The Angels are a little different in that they have some of the best young positional players in the game -- second baseman Howie Kendrick, shortstops Brandon Wood and Erick Aybar, outfielder/DH Kendry Morales -- but their current positional players are older. Two teams that do statistical analysis profile L.A. to score the fewest runs in the AL.
"We'll fool people -- we're going to be a good team," says Mike Scioscia, who likely will be working kids like Kendrick and Morales into the lineup along with Casey Kotchman and catcher Jeff Mathis as the season progresses. But for now, a lot depends on the health of Vladimir Guerrero in right, Darin Erstad in center and Garret Anderson in left, or as the DH with Juan Rivera in the field.
Erstad is the victim of his effort and values, but the fact is he's hit 14 homers in 1,199 plate appearances the last two seasons, and slugged just .371 in 2005. Anderson has been plagued by a succession of injuries since 2004 and has been bothered by a bad foot this spring.

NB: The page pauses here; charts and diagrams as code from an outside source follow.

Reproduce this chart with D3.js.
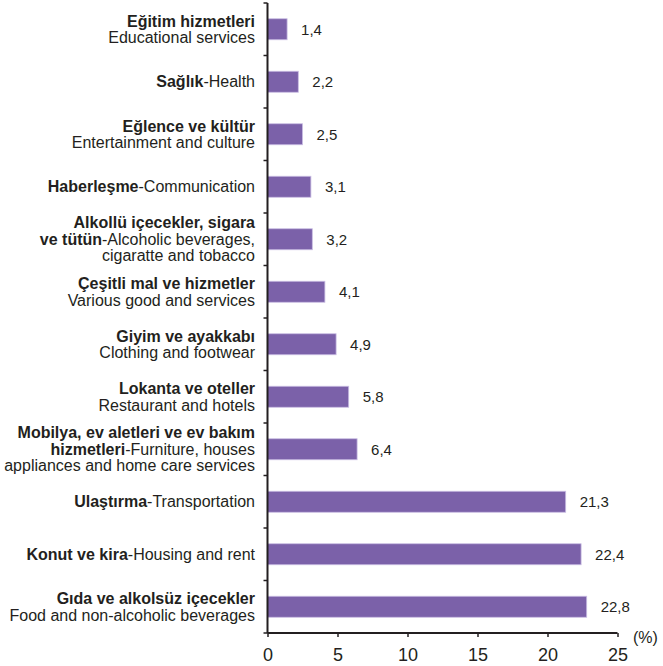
<!DOCTYPE html>
<html>
<head>
<meta charset="utf-8">
<script src="https://cdn.jsdelivr.net/npm/d3@7"></script>
<style>
  body { margin: 0; background: #fff; }
  text { font-family: "Liberation Sans", Arial, sans-serif; fill: #231f20; }
</style>
</head>
<body>
<div id="chart"></div>
<script>
// label lines: each line is [bold part, normal part]
const labels = [
    [["Eğitim hizmetleri", ""], ["", "Educational services"]],
    [["Sağlık", "-Health"]],
    [["Eğlence ve kültür", ""], ["", "Entertainment and culture"]],
    [["Haberleşme", "-Communication"]],
    [["Alkollü içecekler, sigara", ""], ["ve tütün", "-Alcoholic beverages,"], ["", "cigaratte and tobacco"]],
    [["Çeşitli mal ve hizmetler", ""], ["", "Various good and services"]],
    [["Giyim ve ayakkabı", ""], ["", "Clothing and footwear"]],
    [["Lokanta ve oteller", ""], ["", "Restaurant and hotels"]],
    [["Mobilya, ev aletleri ve ev bakım", ""], ["hizmetleri", "-Furniture, houses"], ["", "appliances and home care services"]],
    [["Ulaştırma", "-Transportation"]],
    [["Konut ve kira", "-Housing and rent"]],
    [["Gıda ve alkolsüz içecekler", ""], ["", "Food and non-alcoholic beverages"]]
];
const values = [1.4, 2.2, 2.5, 3.1, 3.2, 4.1, 4.9, 5.8, 6.4, 21.3, 22.4, 22.8];
const xTicks = [0, 5, 10, 15, 20, 25];

const width = 663, height = 666;
const margin = {top: 3, right: 45, bottom: 33, left: 267.5};

const svg = d3.select("#chart").append("svg")
    .attr("width", width)
    .attr("height", height);

const idx = d3.range(values.length);

const x = d3.scaleLinear()
    .domain([0, 25])
    .range([margin.left, 617.5]);

const y = d3.scaleBand()
    .domain(idx)
    .range([margin.top, height - margin.bottom])
    .paddingInner(0.6)
    .paddingOuter(0.3);

// bars
svg.append("g")
    .selectAll("rect")
    .data(idx)
    .join("rect")
    .attr("x", x(0))
    .attr("y", i => y(i))
    .attr("width", i => x(values[i]) - x(0))
    .attr("height", y.bandwidth())
    .attr("fill", "#7b61a9")
    .attr("stroke", "#c9bde3")
    .attr("stroke-width", 0.8);

// value labels
svg.append("g")
    .selectAll("text")
    .data(idx)
    .join("text")
    .attr("x", i => x(values[i]) + 14)
    .attr("y", i => y(i) + y.bandwidth() / 2)
    .attr("dy", "0.35em")
    .style("font-size", "15px")
    .text(i => d3.format(".1f")(values[i]).replace(".", ","));

// y axis line with category separators
const step = y.step();
const sepY = d3.range(values.length + 1).map(k => margin.top + k * step);
const yAxis = svg.append("g").attr("stroke", "#231f20");
yAxis.append("line")
    .attr("x1", x(0)).attr("x2", x(0))
    .attr("y1", margin.top).attr("y2", height - margin.bottom)
    .attr("stroke-width", 2);
yAxis.selectAll(".sep")
    .data(sepY)
    .join("line")
    .attr("x1", x(0) - 4).attr("x2", x(0))
    .attr("y1", d => d).attr("y2", d => d)
    .attr("stroke-width", 1.5);

// x axis
const xAxis = svg.append("g")
    .attr("transform", `translate(0,${height - margin.bottom})`)
    .call(d3.axisBottom(x).tickValues(xTicks).tickSize(4).tickPadding(11).tickFormat(d3.format("d")));
xAxis.select(".domain").attr("stroke", "#231f20").attr("stroke-width", 2)
    .attr("d", `M${x(0)},0H${x(25)}`);
xAxis.selectAll(".tick line").attr("stroke", "#231f20").attr("stroke-width", 1.5);
xAxis.selectAll(".tick text")
    .style("font-size", "18px")
    .style("font-family", "\"Liberation Sans\", Arial, sans-serif")
    .attr("fill", "#231f20");

svg.append("text")
    .attr("x", 633)
    .attr("y", height - margin.bottom + 10)
    .style("font-size", "16px")
    .text("(%)");

// category labels
const lineH = 16.5;
const labelG = svg.append("g");
idx.forEach(i => {
    const lines = labels[i];
    const cy = y(i) + y.bandwidth() / 2;
    const y0 = cy - (lines.length - 1) * lineH / 2;
    lines.forEach((ln, j) => {
        const t = labelG.append("text")
            .attr("x", 255)
            .attr("y", y0 + j * lineH)
            .attr("dy", "0.35em")
            .attr("text-anchor", "end")
            .style("font-size", "16px");
        if (ln[0]) t.append("tspan").attr("font-weight", "bold").text(ln[0]);
        if (ln[1]) t.append("tspan").text(ln[1]);
    });
});
</script>
</body>
</html>
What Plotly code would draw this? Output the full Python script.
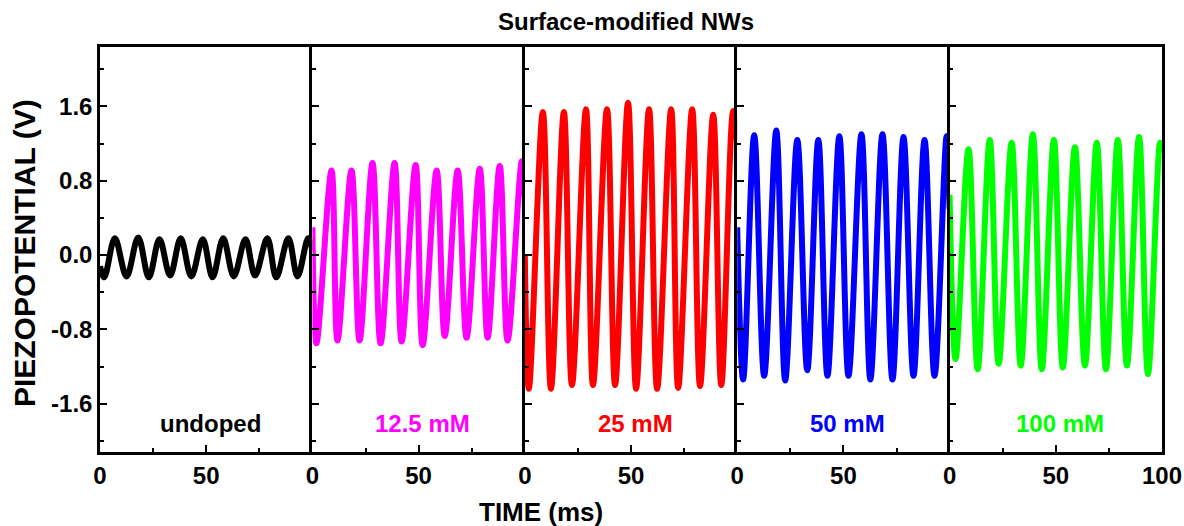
import plotly.graph_objects as go

# Piezopotential traces: time (ms) and voltage (V) at the start, at every
# trough/peak and at the end of each 100 ms recording.
undoped_t = [0, 2.0, 7.0, 12.5, 18.0, 23.0, 28.0, 33.0, 38.0, 43.0, 48.4, 53.0,
             58.0, 63.0, 68.5, 73.0, 78.8, 83.0, 88.7, 93.0, 98.0, 100]
undoped_v = [-0.12, -0.24, 0.18, -0.23, 0.19, -0.24, 0.17, -0.22, 0.18, -0.23,
             0.17, -0.24, 0.18, -0.23, 0.17, -0.22, 0.18, -0.24, 0.18, -0.23,
             0.18, 0.05]

mm12_t = [0, 1.9, 9.0, 11.8, 18.4, 22.2, 28.3, 32.1, 38.7, 42.0, 48.6, 51.9,
          58.5, 62.3, 68.4, 72.6, 78.8, 82.5, 88.2, 91.9, 98.6, 100]
mm12_v = [0.30, -0.95, 0.91, -0.92, 0.91, -0.92, 0.99, -0.95, 0.99, -0.93,
          0.97, -0.97, 0.91, -0.87, 0.91, -0.89, 0.93, -0.89, 0.96, -0.92,
          1.01, 0.60]

mm25_t = [0, 1.9, 8.5, 12.3, 18.4, 22.2, 28.8, 32.1, 38.7, 42.5, 48.6, 52.4,
          58.5, 62.3, 68.9, 72.2, 78.8, 82.5, 88.7, 92.5, 98.1, 100]
mm25_v = [0.0, -1.44, 1.54, -1.44, 1.54, -1.40, 1.57, -1.40, 1.57, -1.40,
          1.64, -1.44, 1.57, -1.44, 1.57, -1.43, 1.57, -1.41, 1.51, -1.40,
          1.55, 1.20]

mm50_t = [0, 2.8, 8.0, 12.7, 18.4, 22.6, 28.3, 33.0, 38.2, 42.5, 48.1, 52.4,
          58.5, 62.7, 68.4, 73.1, 78.3, 83.0, 88.2, 92.9, 98.6, 100]
mm50_v = [0.30, -1.34, 1.29, -1.30, 1.34, -1.35, 1.24, -1.24, 1.24, -1.30,
          1.28, -1.30, 1.30, -1.34, 1.30, -1.34, 1.27, -1.30, 1.24, -1.30,
          1.28, 0.50]

mm100_t = [0, 2.8, 8.9, 13.2, 18.9, 23.1, 29.2, 33.5, 39.2, 43.4, 49.1, 53.3,
           59.0, 63.7, 69.3, 73.6, 79.2, 83.5, 89.2, 93.4, 99.1, 100]
mm100_v = [0.65, -1.12, 1.14, -1.23, 1.24, -1.17, 1.21, -1.19, 1.30, -1.23,
           1.24, -1.21, 1.16, -1.19, 1.21, -1.23, 1.24, -1.19, 1.27, -1.28,
           1.21, 1.10]

panel_labels = ["undoped", "12.5 mM", "25 mM", "50 mM", "100 mM"]
panel_colors = ["#000000", "#FF00FF", "#FF0000", "#0000FF", "#00FF00"]
series = [(undoped_t, undoped_v), (mm12_t, mm12_v), (mm25_t, mm25_v),
          (mm50_t, mm50_v), (mm100_t, mm100_v)]

y_ticks = [-1.6, -0.8, 0.0, 0.8, 1.6]

FONT = "Arial, 'Liberation Sans', sans-serif"
n = len(series)

fig = go.Figure()
layout = dict(
    width=1184, height=526,
    margin=dict(l=100, r=22, t=47, b=74, autoexpand=False),
    paper_bgcolor="white", plot_bgcolor="white",
    showlegend=False,
    font=dict(family=FONT, size=24, color="black", weight="bold"),
)

for i, ((t, v), color, label) in enumerate(zip(series, panel_colors, panel_labels)):
    k = "" if i == 0 else str(i + 1)
    fig.add_trace(go.Scatter(
        x=t, y=v, mode="lines",
        line=dict(color=color, width=6, shape="spline", smoothing=1.0),
        xaxis="x" + k, yaxis="y" + k, hoverinfo="skip",
    ))
    last = i == n - 1
    layout["xaxis" + k] = dict(
        domain=[i / n, (i + 1) / n], anchor="y" + k, range=[0, 100],
        tickvals=[0, 50, 100] if last else [0, 50],
        ticktext=["0", "50", "100"] if last else ["0", "50"],
        ticks="inside", ticklen=7, tickwidth=2, tickcolor="black",
        minor=dict(tickvals=[25, 75], ticks="inside", ticklen=4,
                   tickwidth=2, tickcolor="black"),
        showline=True, linewidth=2.5, linecolor="black", mirror=True,
        showgrid=False, zeroline=False, fixedrange=True, automargin=False,
        tickfont=dict(family=FONT, size=24, color="black", weight="bold"),
    )
    layout["yaxis" + k] = dict(
        domain=[0, 1], anchor="x" + k, range=[-2.12, 2.24],
        tickvals=y_ticks, ticktext=[f"{y:.1f}" for y in y_ticks],
        showticklabels=(i == 0),
        ticks="inside", ticklen=7, tickwidth=2, tickcolor="black",
        minor=dict(tickvals=[-2.0, -1.2, -0.4, 0.4, 1.2, 2.0], ticks="inside",
                   ticklen=4, tickwidth=2, tickcolor="black"),
        showline=True, linewidth=2.5, linecolor="black", mirror=last,
        showgrid=False, zeroline=False, fixedrange=True, automargin=False,
        ticklabelstandoff=0,
        tickfont=dict(family=FONT, size=24, color="black", weight="bold"),
    )

annotations = []
for i, (color, label) in enumerate(zip(panel_colors, panel_labels)):
    k = "" if i == 0 else str(i + 1)
    annotations.append(dict(
        x=52, y=-1.81, xref="x" + k, yref="y" + k, text=label, showarrow=False,
        font=dict(family=FONT, size=24, color=color, weight="bold"),
        xanchor="center", yanchor="middle",
    ))

annotations += [
    dict(text="Surface-modified NWs", x=0.495, y=1.062, xref="paper", yref="paper",
         showarrow=False, xanchor="center", yanchor="middle",
         font=dict(family=FONT, size=24, color="black", weight="bold")),
    dict(text="TIME (ms)", x=0.415, y=-0.147, xref="paper", yref="paper",
         showarrow=False, xanchor="center", yanchor="middle",
         font=dict(family=FONT, size=26, color="black", weight="bold")),
    dict(text="PIEZOPOTENTIAL (V)", x=-0.0716, y=0.491, xref="paper", yref="paper",
         showarrow=False, xanchor="center", yanchor="middle", textangle=-90,
         font=dict(family=FONT, size=30, color="black", weight="bold")),
]
layout["annotations"] = annotations

fig.update_layout(**layout)
fig.write_html("out.html")
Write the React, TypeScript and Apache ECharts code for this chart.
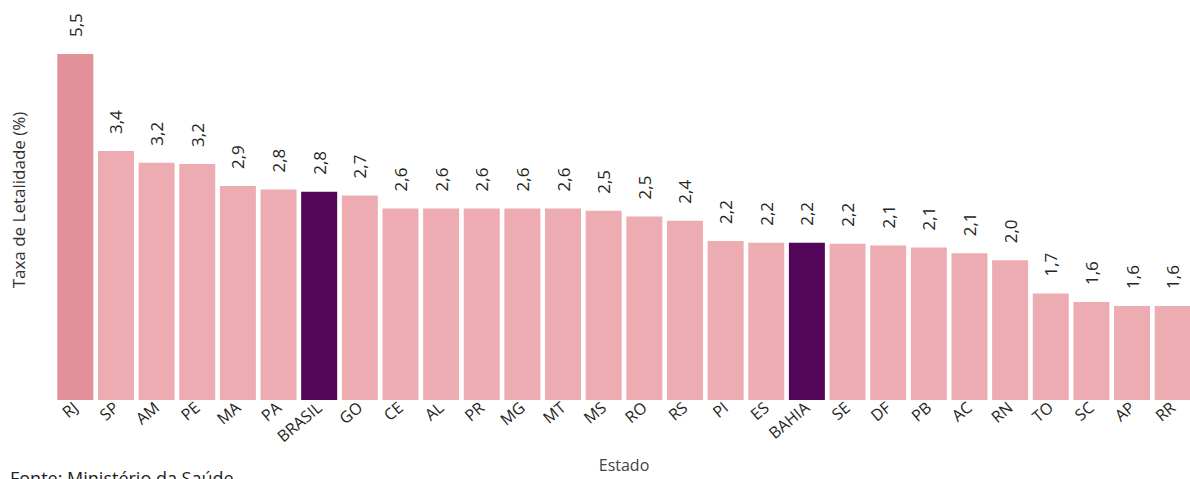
import React, { useEffect, useRef } from "react";
import * as echarts from "echarts";

const categories = ["RJ", "SP", "AM", "PE", "MA", "PA", "BRASIL", "GO", "CE", "AL", "PR", "MG", "MT", "MS", "RO", "RS", "PI", "ES", "BAHIA", "SE", "DF", "PB", "AC", "RN", "TO", "SC", "AP", "RR"];
const lethality = [5.5, 3.41, 3.22, 3.2, 2.87, 2.82, 2.79, 2.74, 2.57, 2.57, 2.57, 2.57, 2.57, 2.54, 2.47, 2.42, 2.19, 2.17, 2.17, 2.16, 2.14, 2.12, 2.06, 1.99, 1.69, 1.62, 1.59, 1.59];
const highlighted = ["BRASIL", "BAHIA"];
const topState = "RJ";

const yTitle = "Taxa de Letalidade (%)";
const xTitle = "Estado";
const source = "Fonte: Ministério da Saúde";

export default function App() {
  const ref = useRef<HTMLDivElement>(null);
  useEffect(() => {
    document.body.style.margin = "0";
    if (!ref.current) return;
    const chart = echarts.init(ref.current, null, { renderer: "svg" });
    const font = "'Open Sans', 'Noto Sans', sans-serif";
    chart.setOption({
      animation: false,
      grid: { left: 55, right: -3, top: 54, bottom: 79, containLabel: false, outerBoundsMode: "none" },
      xAxis: {
        type: "category",
        data: categories,
        name: xTitle,
        nameLocation: "middle",
        nameGap: 57,
        nameTextStyle: { fontSize: 16, color: "#444", fontFamily: font },
        axisLine: { show: false },
        axisTick: { show: false },
        axisLabel: {
          rotate: 40,
          interval: 0,
          margin: 5,
          fontSize: 16,
          color: "#252423",
          fontFamily: font,
        },
      },
      yAxis: {
        type: "log",
        logBase: 10,
        min: 1,
        max: 5.5,
        axisLine: { show: false },
        axisTick: { show: false },
        axisLabel: { show: false },
        splitLine: { show: false },
      },
      series: [
        {
          type: "bar",
          barCategoryGap: "11.4%",
          data: lethality.map((v, i) => ({
            value: v,
            itemStyle: {
              color: highlighted.includes(categories[i])
                ? "#52075A"
                : categories[i] === topState
                ? "#E39198"
                : "#EDACB2",
            },
          })),
          label: {
            show: true,
            position: "top",
            rotate: 90,
            align: "left",
            verticalAlign: "middle",
            distance: 17,
            fontSize: 17,
            color: "#252423",
            fontFamily: font,
            formatter: (p: any) => Number(p.value).toFixed(1).replace(".", ","),
          },
        },
      ],
      graphic: [
        {
          type: "text",
          x: 18,
          y: 200,
          rotation: Math.PI / 2,
          style: {
            text: yTitle,
            fontSize: 17,
            fill: "#333",
            fontFamily: font,
            align: "center",
            verticalAlign: "middle",
          },
        },
        {
          type: "text",
          left: 10,
          top: 469,
          style: {
            text: source,
            fontSize: 18,
            fill: "#222",
            fontFamily: font,
          },
        },
      ],
    });
    return () => chart.dispose();
  }, []);
  return <div ref={ref} style={{ width: 1190, height: 479, background: "#fff" }} />;
}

"Once he's able to move, Garrett could be in for a big season," says hitting coach Mickey Hatcher. "He's got his swing back. Trust me. He'll be back."
Then there's Tim Salmon. After having a complicated operation to his left shoulder, Salmon has swung the bat better and with a greater range of motion than any time in five years. "I hadn't been able to get the bat back for a long time," says Salmon.
Hatcher is pleased with the effort: "I've never seen him like this."
Chone Figgins is a major component of this team at the top of the order with his energy, speed and ability to play six positions. Kotchman is a huge factor for this season. All spring, he's demonstrated that he has learned to loft balls, hitting long home runs and doubles off the left-centerfield fences. "Don't ask how many home runs he'll hit," says Scioscia. "He'll just hit, period."
So might Kendrick -- he of the Bill Madlock comparions -- when he gets called up during the season.
The Angels aren't built to be the West Coast Yankees. They are built to win 3-2, 4-3 games. Bartolo Colon won the Cy Young last season, and Kelvim Escobar might have been their best starter. John Lackey and Ervin Santana are blossoming top-of-the-rotation guys. Lackey took his strikeouts to 8.6 per 9 IP (third in the AL) and Santana, who allowed two runs or less in 12 of his 23 starts, can be a star. Jeff Weaver is the fifth starter, at least until Jared Weaver (whose stuff is far more powerful than that of his brother) arrives. And with Scot Shields joined by J.C. Romero and Hector Carrasco in front of Fransisco Rodriguez, the bullpen should once again be solid.
Like Oakland, Scioscia's teams are sound defensively -- Orlando Cabrera and Kotchman are top-drawer defenders -- and also run the bases aggressively, advance runners and play not for the big innings, but for leads to hand to Shields and Rodriguez.
Scioscia says "the A's probably have the best pitching in the league." Beane says "the Angels' pitching scares me."
There is no question the Rangers and Mariners are considerably better than they were in 2005, but what separates Oakland and Los Angeles from the other divisional foes is pitching … if its staffs remain healthy.
So, come September, the rivalry that has grown will be back on stage as the A's and Angels play one another seven or eight times, with October on the horizon.